La rueda del pasado

08 Septiembre, 2021

Por DIANA LÓPEZ ZULETA

 Busco, entre las brumas de la ausencia, a la niña en bicicleta. A la niña con su bicicleta rosada, insignias de la Barbie, que sale eufórica a estrenarla en el parque del pueblo. Ella siente ganas de recorrer el mundo; siente esa dicha ingenua de quienes no conocen la noche. Esa niña soy yo.

Veo el borde de aquella época en que me doraba al sol; cuando no entendía el mecanismo de los relojes ni el ulular del tiempo. Cuando no sabía que, aunque todo llega a su final, el tiempo siempre nos envuelve en algo nuevo.

Llevo, incrustado en la piel, ese tiempo en que manejaba bicicleta, tratando de descubrir el pueblo, serpenteando el timón, deteniéndome en los árboles para recoger amigas imaginarias, riéndome sola, cantando, inventando historias, creyendo que veía castillos. Hace poco volví al pueblo y, mientras pedaleaba, comenzó a girar también la rueda del pasado, como esas cajas mágicas que, al giro de la manivela, nos muestran una bailarina de otro tiempo:

Veo a un anciano con bastón, camisa blanca y anteojos. Está de pie, en el vano de la puerta. Veo niños que juegan, a pies descalzos, en una calle polvorienta; niños que ríen liberados del tiempo, sin miedo a quemarse por el sol o ensuciarse los pies. Veo calles bulliciosas, gente contenta, con propósitos sencillos.

Siento el rugido de los buses en la carretera, la alegría de la gente conversando con la puerta abierta de la casa. Siento la tranquilidad de las mujeres sentadas en mecedores; una de ellas sostiene en las manos un plato hondo: come mientras ve pasar la vida en el andén.

Siento el olor de las almojábanas y los fritos que venden en las esquinas. Siento el aullido de aquella época. Todavía hay casas con viejos letreros: “Se vende boli, hielo, chicha”.

Un hombre ha montado una peluquería en el andén. Una niña hace piruetas en el pavimento: se para en dos manos. Otras adolescentes saltan la cuerda en plena calle. Cada casa tiene un árbol al que se aferran para que crezca y dé sombra.

Oigo parlantes con vallenato, carcajadas de hombres que tiran fichas de dominó, mototaxis que pitan, ladridos de perros flacuchentos. Recordé que mi miedo a los perros comenzó cuando, jugando con otros niños en la calle, uno salió de entre unas matas y me hizo caer. Oigo el borboteo de un río que, pese a los periodos de sequía, lucha por resistir.

Me impresionan los recientes grafitis con las iniciales de un grupo paramilitar. Están por todo el pueblo: en el cementerio, en los postes, en los parques, en las casas… Me detengo y pregunto si alguien sabe quién los hizo, si es una amenaza. Nadie sabe ni los han borrado.

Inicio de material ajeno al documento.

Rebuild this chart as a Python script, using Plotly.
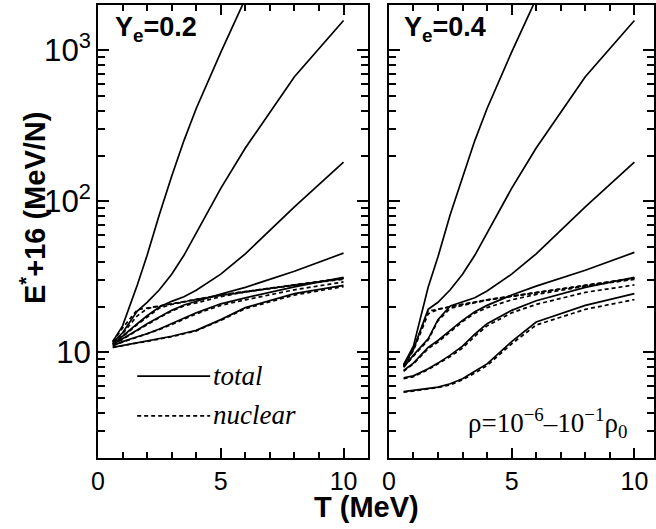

En el mundo en que vivimos, obligados cada vez a hacer más cosas, manejar bicicleta transmite ingravidez, porque el tiempo es leve para los que no miran el reloj, para los que se sientan en el andén, contemplan la calle y solo se rigen por el azul o el negro del cielo. El pueblo ha crecido pero las tradiciones siguen siendo las mismas.

Busco, de frente, el sol. Me pierdo, detenida en el tiempo, en sus cambios de colores que se deshacen como cenizas. Entonces, me llega una certeza: quizá manejar bicicleta es solo un pretexto para regresar a la niña y ver, con el mismo asombro, cómo se oculta el sol.